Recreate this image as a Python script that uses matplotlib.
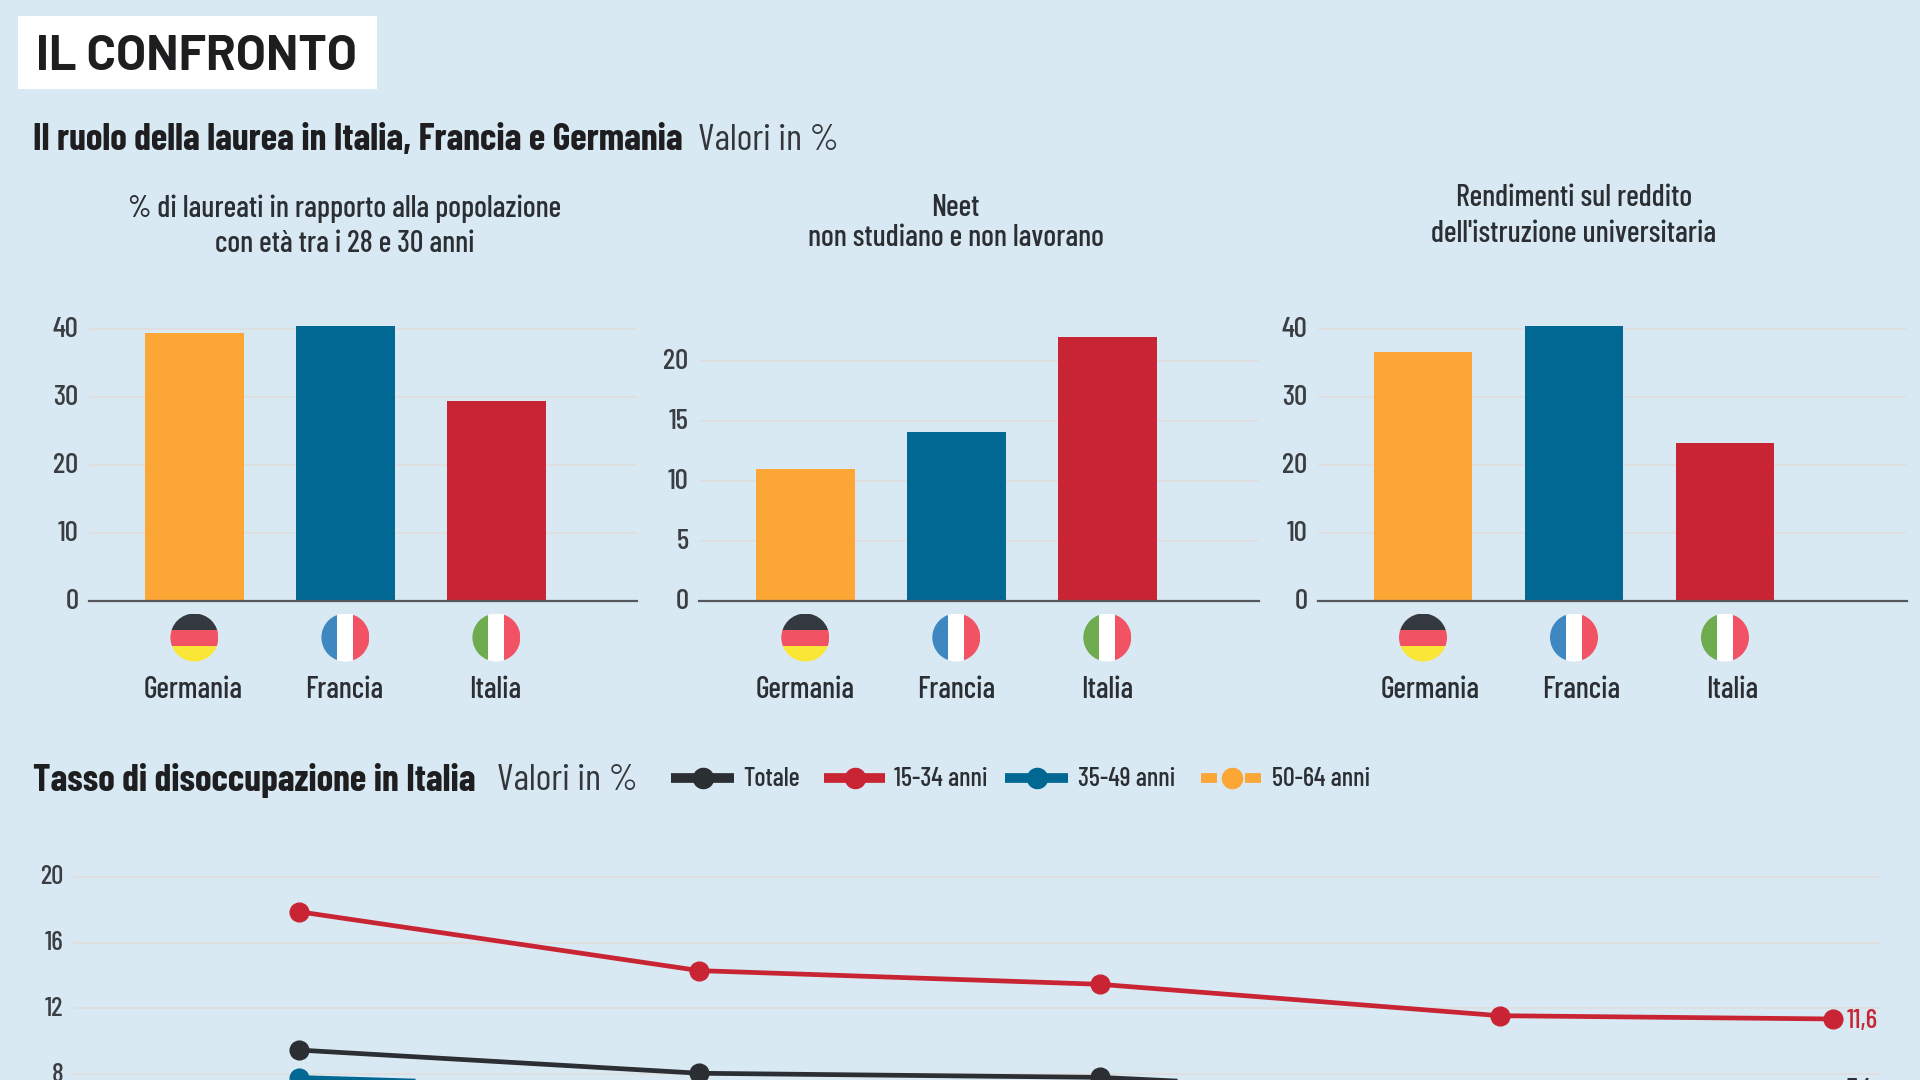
import matplotlib
matplotlib.use("Agg")
import matplotlib.pyplot as plt
from matplotlib.lines import Line2D
from matplotlib.patches import Circle, Rectangle
from matplotlib.transforms import ScaledTranslation

BODY = ["Barlow Condensed", "Roboto Condensed", "DejaVu Sans"]
HEAD = ["Barlow", "Inter", "DejaVu Sans"]

BG = "#D8E9F3"
ORANGE = "#FBA635"
BLUE = "#006893"
RED = "#C92433"
DARK = "#2B2E33"
GRID = "#DFDFE0"

countries = ["Germania", "Francia", "Italia"]
bar_colors = [ORANGE, BLUE, RED]

laureati = [39.4, 40.5, 29.4]
neet = [11.0, 14.1, 22.0]
rendimenti = [36.6, 40.5, 23.3]

laureati_ticks = [0, 10, 20, 30, 40]
neet_ticks = [0, 5, 10, 15, 20]
rendimenti_ticks = [0, 10, 20, 30, 40]

# months from the first reading, the x labels are cut off in the picture
periods = [0, 6, 12, 18, 23]
totale = [9.46, 8.05, 7.8, 6.63, 7.05]
anni_15_34 = [17.87, 14.29, 13.46, 11.55, 11.35]
anni_35_49 = [7.79, 7.05, 6.5, 5.8, 5.4]
anni_50_64 = [5.2, 4.8, 4.6, 4.0, 3.9]
line_ticks = [8, 12, 16, 20]
label_15_34 = "11,6"
label_totale = "7,4"

W, H = 1920, 1080

plt.rcParams["font.family"] = BODY
fig = plt.figure(figsize=(W / 100, H / 100), dpi=100, facecolor=BG)
raise_labels = ScaledTranslation(0, 1.4 / 72, fig.dpi_scale_trans)


def axes_px(x0, x1, y_top, y_bottom):
    a = fig.add_axes([x0 / W, 1 - y_bottom / H, (x1 - x0) / W, (y_bottom - y_top) / H])
    a.set_facecolor("none")
    for s in a.spines.values():
        s.set_visible(False)
    a.set_axisbelow(True)
    a.grid(axis="y", color=GRID, linewidth=1.4)
    a.set_xticks([])
    return a


def bar_panel(x0, x1, first_center, values, ticks, ymax, y_top, lab_pad):
    a = axes_px(x0, x1, y_top, 600.7)
    a.bar(range(3), values, width=0.655, color=bar_colors)
    a.set_xlim((x0 - first_center) / 151, (x1 - first_center) / 151)
    a.set_ylim(0, ymax)
    a.set_yticks(ticks)
    a.tick_params(axis="y", length=0, pad=lab_pad, labelsize=21, labelcolor="#3A3D42")
    for lab in a.get_yticklabels():
        lab.set_fontweight("medium")
        lab.set_transform(lab.get_transform() + raise_labels)
    a.spines["bottom"].set_visible(True)
    a.spines["bottom"].set_color("#55595E")
    a.spines["bottom"].set_linewidth(1.6)
    return a


ax1 = bar_panel(88.8, 636.6, 194.4, laureati, laureati_ticks, 44, 302.2, 7.5)
ax2 = bar_panel(699, 1258.7, 805.3, neet, neet_ticks, 24, 312.7, 7.5)
ax3 = bar_panel(1318, 1906.5, 1423, rendimenti, rendimenti_ticks, 44, 302.2, 7.5)

# line chart runs past the bottom edge of the picture, as in the reference
ax4 = axes_px(73, 1880, 868.5, 1080)
ax4.set_xlim(-3.39, 23.7)
ax4.set_ylim(7.64, 20.5)
ax4.set_yticks(line_ticks)
ax4.tick_params(axis="y", length=0, pad=7, labelsize=19.5, labelcolor="#3A3D42")
for lab in ax4.get_yticklabels():
    lab.set_fontweight("medium")
    lab.set_clip_on(False)
    lab.set_transform(lab.get_transform() + raise_labels)
ax4.plot(periods, anni_50_64, color=ORANGE, lw=3.4, marker="o", ms=13.5, ls=(0, (3, 2)))
ax4.plot(periods, anni_35_49, color=BLUE, lw=3.4, marker="o", ms=13.5)
ax4.plot(periods, totale, color=DARK, lw=3.4, marker="o", ms=13.5)
ax4.plot(periods, anni_15_34, color=RED, lw=3.4, marker="o", ms=13.5)
ax4.annotate(label_15_34, (periods[-1], anni_15_34[-1]), xytext=(9.5, -1.5), textcoords="offset points",
             color=RED, fontsize=19.5, fontweight="medium", va="center", annotation_clip=False)
ax4.annotate(label_totale, (periods[-1], totale[-1]), xytext=(9.5, 0), textcoords="offset points",
             color=DARK, fontsize=19.5, fontweight="medium", va="center", annotation_clip=False)

# overlay in picture pixels for header, flags and legend
ov = fig.add_axes([0, 0, 1, 1], zorder=5)
ov.set_xlim(0, W)
ov.set_ylim(H, 0)
ov.axis("off")

ov.add_patch(Rectangle((18, 16), 359, 72.7, color="white", lw=0))
ov.text(36, 56.5, "IL CONFRONTO", family=HEAD, fontsize=35, fontweight="bold", color="#1E1E20", va="center")

ov.text(33, 140, "Il ruolo della laurea in Italia, Francia e Germania", fontsize=27.1, fontweight="bold",
        color="#1E1E20", va="center")
ov.text(698, 140, "Valori in %", fontsize=27, color="#33363A", va="center")
ov.text(33, 780.5, "Tasso di disoccupazione in Italia", fontsize=27.1, fontweight="bold",
        color="#1E1E20", va="center")
ov.text(497, 780.5, "Valori in %", fontsize=27, color="#33363A", va="center")

panel_titles = [
    (345, [(208.5, "% di laureati in rapporto alla popolazione"), (244.5, "con età tra i 28 e 30 anni")]),
    (955.5, [(208.5, "Neet"), (238.5, "non studiano e non lavorano")]),
    (1574, [(198.5, "Rendimenti sul reddito"), (234.5, "dell'istruzione universitaria")]),
]
for cx, rows in panel_titles:
    for y, line in rows:
        ov.text(cx, y, line, fontsize=21.7, fontweight="medium", color=DARK, ha="center", va="center")


def flag(cx, cy, name, r=24):
    clip = Circle((cx, cy), r, transform=ov.transData)
    if name == "Germania":
        parts = [(cx - r, cy - r, 2 * r, 2 * r / 3, "#33393E"),
                 (cx - r, cy - r / 3, 2 * r, 2 * r / 3, "#F15364"),
                 (cx - r, cy + r / 3, 2 * r, 2 * r / 3, "#F9E637")]
    else:
        first = "#3F87C0" if name == "Francia" else "#6FAC50"
        parts = [(cx - r, cy - r, 2 * r / 3, 2 * r, first),
                 (cx - r / 3, cy - r, 2 * r / 3, 2 * r, "white"),
                 (cx + r / 3, cy - r, 2 * r / 3, 2 * r, "#F15364")]
    for x, y, w, h, c in parts:
        rect = Rectangle((x, y), w, h, color=c, lw=0)
        ov.add_patch(rect)
        rect.set_clip_path(clip)


panel_cats = [(194.4, 193), (805.3, 805), (1423, 1430)]
for bar_x, lab_x in panel_cats:
    for i, name in enumerate(countries):
        flag(bar_x + i * 151, 637.5, name)
        ov.text(lab_x + i * 151, 690.5, name, fontsize=21.5, fontweight="medium", color=DARK, ha="center", va="center")

legend_rows = [
    ("Totale", DARK, 671, 733.5, 702.7, 743.5),
    ("15-34 anni", RED, 824.4, 885, 855, 894),
    ("35-49 anni", BLUE, 1005, 1068, 1036.5, 1077.5),
]
for name, c, x0, x1, xm, xt in legend_rows:
    ov.add_line(Line2D([x0, x1], [778, 778], color=c, lw=7, solid_capstyle="butt"))
    ov.add_line(Line2D([xm], [778], color=c, marker="o", ms=14.5, ls="none"))
    ov.text(xt, 779.5, name, fontsize=18.8, fontweight="medium", color=DARK, va="center")
ov.add_line(Line2D([1201, 1217], [778, 778], color=ORANGE, lw=7, solid_capstyle="butt"))
ov.add_line(Line2D([1245, 1261], [778, 778], color=ORANGE, lw=7, solid_capstyle="butt"))
ov.add_line(Line2D([1231.6], [778], color=ORANGE, marker="o", ms=14.5, ls="none"))
ov.text(1272, 779.5, "50-64 anni", fontsize=18.8, fontweight="medium", color=DARK, va="center")

fig.savefig("out.png", dpi=100, facecolor=BG)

Written instruction> Reproduce the material above from its first line through the line containing "rendimenti_ticks = [0, 10, 20, 30, 40]", both ends included, and skip every picture.

Exercise output>
Recreate this image as a Python script that uses matplotlib.
import matplotlib
matplotlib.use("Agg")
import matplotlib.pyplot as plt
from matplotlib.lines import Line2D
from matplotlib.patches import Circle, Rectangle
from matplotlib.transforms import ScaledTranslation

BODY = ["Barlow Condensed", "Roboto Condensed", "DejaVu Sans"]
HEAD = ["Barlow", "Inter", "DejaVu Sans"]

BG = "#D8E9F3"
ORANGE = "#FBA635"
BLUE = "#006893"
RED = "#C92433"
DARK = "#2B2E33"
GRID = "#DFDFE0"

countries = ["Germania", "Francia", "Italia"]
bar_colors = [ORANGE, BLUE, RED]

laureati = [39.4, 40.5, 29.4]
neet = [11.0, 14.1, 22.0]
rendimenti = [36.6, 40.5, 23.3]

laureati_ticks = [0, 10, 20, 30, 40]
neet_ticks = [0, 5, 10, 15, 20]
rendimenti_ticks = [0, 10, 20, 30, 40]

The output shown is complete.